WinterStream AIMLH Best Use of Google Gemini @ UTRA Hacks 2026

WinterStream AI
timeline: 2026·team: Yang Yang Zhang, Jacky Li, Pavlos Constas-Malevanets, Lawrence Ding, Hayson Cheung, Eric Xie
tech stack: Next.js, React, TypeScript, FastAPI, Python, Google Gemini, ElevenLabs, YouTube IFrame API, WebSockets

Overview

Watching the Winter Olympics is incredible — if you can see it. For blind and visually impaired users, or even just newcomers trying to understand what's happening on screen, traditional livestreams fall flat. The action is entirely visual, the commentary assumes you're watching, and there's no easy way to just... ask a question.

WinterStream AI fixes that. It's an accessibility-first, audio-centric Olympics companion that watches the stream with you, narrates what's happening, and answers your questions out loud — in real time.

Inspiration

With the 2026 Winter Olympics approaching, we wanted to rethink how people experience live sports. A lot of viewers don't fully understand the rules or context of what they're watching — and for people with vision impairments, following a live event can be even harder. There's no easy way to ask "wait, what just happened?" and get a real answer.

So we built the thing that answers that question.

But honestly? We almost didn't build it at all.

Most of our weekend was spent on the robotics challenge. We had a strong start — robot fully built, obstacle course and target-shooting tasks both in range. We were testing late into the night when our final wheel axle snapped. By around 2 AM, after going through roughly 67 axles, the competition had completely run out of replacements. They'd been breaking for everyone. No parts left, no way to finish.

That was a brutal moment. But it was also a real one — hardware fails, constraints appear out of nowhere, and sometimes a single overlooked weakness brings an entire system down. So we pivoted. We'd been developing WinterStream AI in parallel for the MLH tracks, and when the hardware path closed, we went all-in on software.

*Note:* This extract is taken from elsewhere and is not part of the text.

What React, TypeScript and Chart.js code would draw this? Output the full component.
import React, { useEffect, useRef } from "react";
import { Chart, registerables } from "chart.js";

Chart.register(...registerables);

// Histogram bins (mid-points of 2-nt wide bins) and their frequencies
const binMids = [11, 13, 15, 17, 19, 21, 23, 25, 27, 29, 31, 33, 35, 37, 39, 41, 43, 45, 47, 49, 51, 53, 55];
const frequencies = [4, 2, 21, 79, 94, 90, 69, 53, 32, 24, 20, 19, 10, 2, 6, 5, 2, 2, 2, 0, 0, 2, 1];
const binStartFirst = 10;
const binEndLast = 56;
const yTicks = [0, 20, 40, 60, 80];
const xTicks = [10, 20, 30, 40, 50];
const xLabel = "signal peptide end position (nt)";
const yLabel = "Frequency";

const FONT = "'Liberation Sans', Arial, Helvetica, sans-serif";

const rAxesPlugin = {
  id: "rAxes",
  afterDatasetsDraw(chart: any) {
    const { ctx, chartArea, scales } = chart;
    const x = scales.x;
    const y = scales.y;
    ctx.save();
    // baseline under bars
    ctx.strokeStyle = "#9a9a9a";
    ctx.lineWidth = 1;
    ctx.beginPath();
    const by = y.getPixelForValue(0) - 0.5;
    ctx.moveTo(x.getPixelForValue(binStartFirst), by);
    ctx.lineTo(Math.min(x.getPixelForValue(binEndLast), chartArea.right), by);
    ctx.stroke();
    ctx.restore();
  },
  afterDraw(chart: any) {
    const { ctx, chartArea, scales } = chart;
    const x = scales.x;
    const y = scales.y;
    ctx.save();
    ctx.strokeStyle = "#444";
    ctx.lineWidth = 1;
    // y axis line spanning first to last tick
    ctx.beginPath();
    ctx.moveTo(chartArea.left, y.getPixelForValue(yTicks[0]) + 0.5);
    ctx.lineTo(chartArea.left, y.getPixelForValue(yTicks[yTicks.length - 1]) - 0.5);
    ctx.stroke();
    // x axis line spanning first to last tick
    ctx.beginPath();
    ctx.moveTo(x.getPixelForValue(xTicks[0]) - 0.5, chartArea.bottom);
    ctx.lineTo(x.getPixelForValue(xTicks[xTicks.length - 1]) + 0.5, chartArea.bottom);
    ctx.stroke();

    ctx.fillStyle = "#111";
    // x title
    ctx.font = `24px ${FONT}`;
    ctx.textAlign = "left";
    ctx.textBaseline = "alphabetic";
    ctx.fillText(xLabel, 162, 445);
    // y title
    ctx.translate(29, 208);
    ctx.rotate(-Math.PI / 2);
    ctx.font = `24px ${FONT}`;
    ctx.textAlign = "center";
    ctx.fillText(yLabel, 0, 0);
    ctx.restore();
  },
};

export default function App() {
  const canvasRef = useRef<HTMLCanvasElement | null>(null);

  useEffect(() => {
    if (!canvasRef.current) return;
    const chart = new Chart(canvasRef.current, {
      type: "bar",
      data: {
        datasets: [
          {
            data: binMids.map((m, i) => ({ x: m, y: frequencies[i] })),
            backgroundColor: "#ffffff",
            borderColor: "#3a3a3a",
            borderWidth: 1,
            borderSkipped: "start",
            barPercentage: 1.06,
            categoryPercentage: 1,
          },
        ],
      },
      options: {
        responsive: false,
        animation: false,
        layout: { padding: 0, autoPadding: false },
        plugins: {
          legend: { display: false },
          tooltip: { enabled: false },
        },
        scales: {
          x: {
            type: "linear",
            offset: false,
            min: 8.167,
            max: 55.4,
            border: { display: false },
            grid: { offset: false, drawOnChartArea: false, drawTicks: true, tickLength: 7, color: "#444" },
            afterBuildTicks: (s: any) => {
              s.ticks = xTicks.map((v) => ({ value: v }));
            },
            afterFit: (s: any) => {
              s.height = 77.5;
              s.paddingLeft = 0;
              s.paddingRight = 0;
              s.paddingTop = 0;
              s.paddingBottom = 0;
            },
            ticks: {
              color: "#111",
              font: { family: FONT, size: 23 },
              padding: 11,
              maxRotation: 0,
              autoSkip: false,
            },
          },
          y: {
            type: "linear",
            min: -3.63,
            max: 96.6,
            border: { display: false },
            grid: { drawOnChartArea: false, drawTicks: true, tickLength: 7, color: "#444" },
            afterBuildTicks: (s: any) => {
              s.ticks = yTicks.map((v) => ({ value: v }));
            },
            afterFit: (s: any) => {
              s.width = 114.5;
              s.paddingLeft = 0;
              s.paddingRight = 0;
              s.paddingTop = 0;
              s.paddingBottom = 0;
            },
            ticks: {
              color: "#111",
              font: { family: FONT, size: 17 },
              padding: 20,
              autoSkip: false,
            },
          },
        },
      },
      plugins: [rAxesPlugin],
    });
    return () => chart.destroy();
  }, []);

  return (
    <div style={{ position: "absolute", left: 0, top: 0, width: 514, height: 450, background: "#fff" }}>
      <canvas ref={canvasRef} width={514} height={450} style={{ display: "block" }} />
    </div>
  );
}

We refined the product, focused on impact and usability, and delivered something we genuinely believed could be useful. Turns out that was the right call.

How It Works

WinterStream AI embeds any YouTube video or livestream and automatically fetches its transcript for context. Users can ask questions about what's happening — by typing or speaking — and get answers back as natural spoken audio via ElevenLabs text-to-speech. Ask "What just happened?" or "Why was that a penalty?" and get a clear, contextual answer immediately.

On the backend, FastAPI mediates between the frontend and the AI layer, with WebSockets handling real-time messaging so the back-and-forth feels fluid and conversational. Google Gemini powers the question-answering, taking both the video transcript and user query as context to generate accurate, descriptive responses — carefully worded to avoid visual language like "look at this" or "you can see here."

The UI is built screen-reader friendly from the ground up, with minimal reliance on visual cues. The whole experience is designed to work just as well with your eyes closed.

Results

Won MLH Best Use of Google Gemini at UTRA Hacks 2026.

Failure isn't the opposite of success. It's often part of the process that leads you there. We broke 67 axles, ran out of parts at 2 AM, and still walked away with a win — just not the one we originally planned for. Really proud of how the team responded when things went sideways.